Death, Dying and Social work under COVID-19

Dr Denise Turner, Senior Lecturer in Social Work, examines some of the pressures now put on social workers as people around the world lose loved ones to coronavirus.

Date: 06 April 2020

The Prime Minister’s stark warning only a few short weeks ago, that ‘many more people will lose loved ones to coronavirus,’ signalled an increase in fatalities that is now a grim daily reality and personal nightmare for many.  Whilst media reporting and public support has understandably focussed on the work of NHS staff, social workers nationally are under pressure as they grapple with people who have experienced the sudden, unexpected death of someone close to them. These daily struggles are set within an already stretched Health and Social Care sector, where the average retention rate for social workers prior to the COVID-19 outbreak was the lowest in the public sector (ONS, 2019).  

Deaths from coronavirus are also set within a national context where dying and bereavement remain largely sequestered from public discourse. A major national survey, carried out by YouGov in 2018 on behalf of the Co-op, found that 18 million people in the UK are very uncomfortable talking about death, whilst 5 million would not talk about their own deaths. 

Amongst the recommendations of this research were the need for more opportunities for talking about death, increased education on death and training, and greater support following bereavement. A parallel study, undertaken by the Royal College of Physicians in 2018, titled ‘Talking about Dying’, also showed that many medical staff struggle to have honest conversations about death and dying.

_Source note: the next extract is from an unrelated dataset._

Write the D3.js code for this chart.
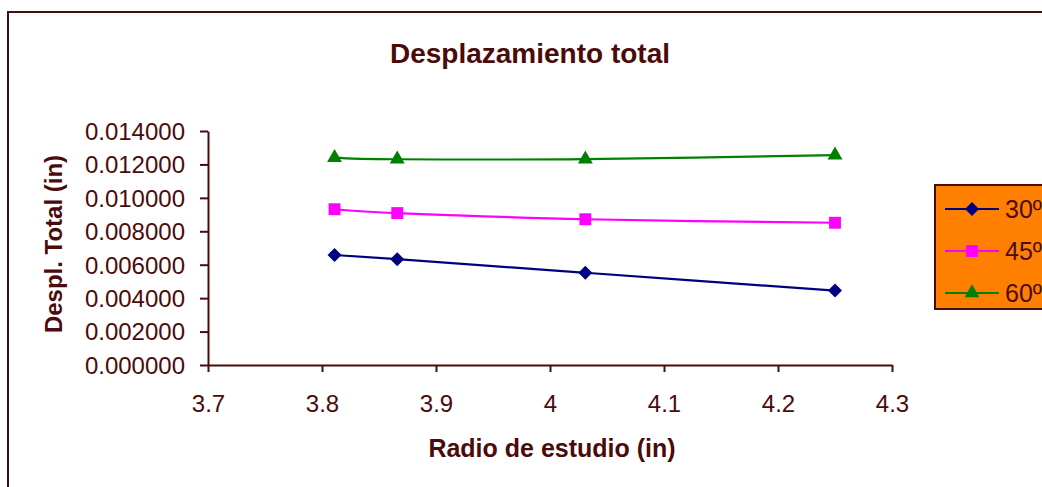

Amidst this public and professional context, a collaborative study carried out by the Social Work department at London Metropolitan University and the University of Chichester, during 2019, investigated bereavement support and training for social work students and those in their first year of practice. Findings from the study further demonstrate a lack of training on death and bereavement within initial social work education and continuing professional development, leaving a pervasive gap in the knowledge available to social workers. Participants in the study also reported an extensive deficit in bereavement support, leading to a social work student who experienced the death of a service user being told simply: You have to be more resilient about death.’

Funerals and mourning customs

Additionally, the study found a similar deficit in culturally specific bereavement training, for example, funeral and other mourning customs which are crucial for aiding the bereavement process. This is highly significant during the current outbreak of COVID-19, where the restriction on numbers of mourners at funerals has led to an increase in live streaming, with restricted access to the body, and an absence of the physical proximity and comfort often associated with mourning. 

In these circumstances, traditional bereavement rituals such as the Muslim practice of washing the body may be impossible, creating potentially major repercussions for those experiencing a difficult and unexpected death.  Bereaved people in these circumstances will often turn to social workers who may lack both the expertise and the professional support to offer effective assistance.  

At a time when death and dying are confronting everyone through the news media and personal or professional experience, findings from this 2019 study and other major national research indicate a critical need for education and training to equip social workers, members of the public and other practitioners, with the language, knowledge and resilience needed to manage both the immediate and longer-term outcomes of death, dying and bereavement.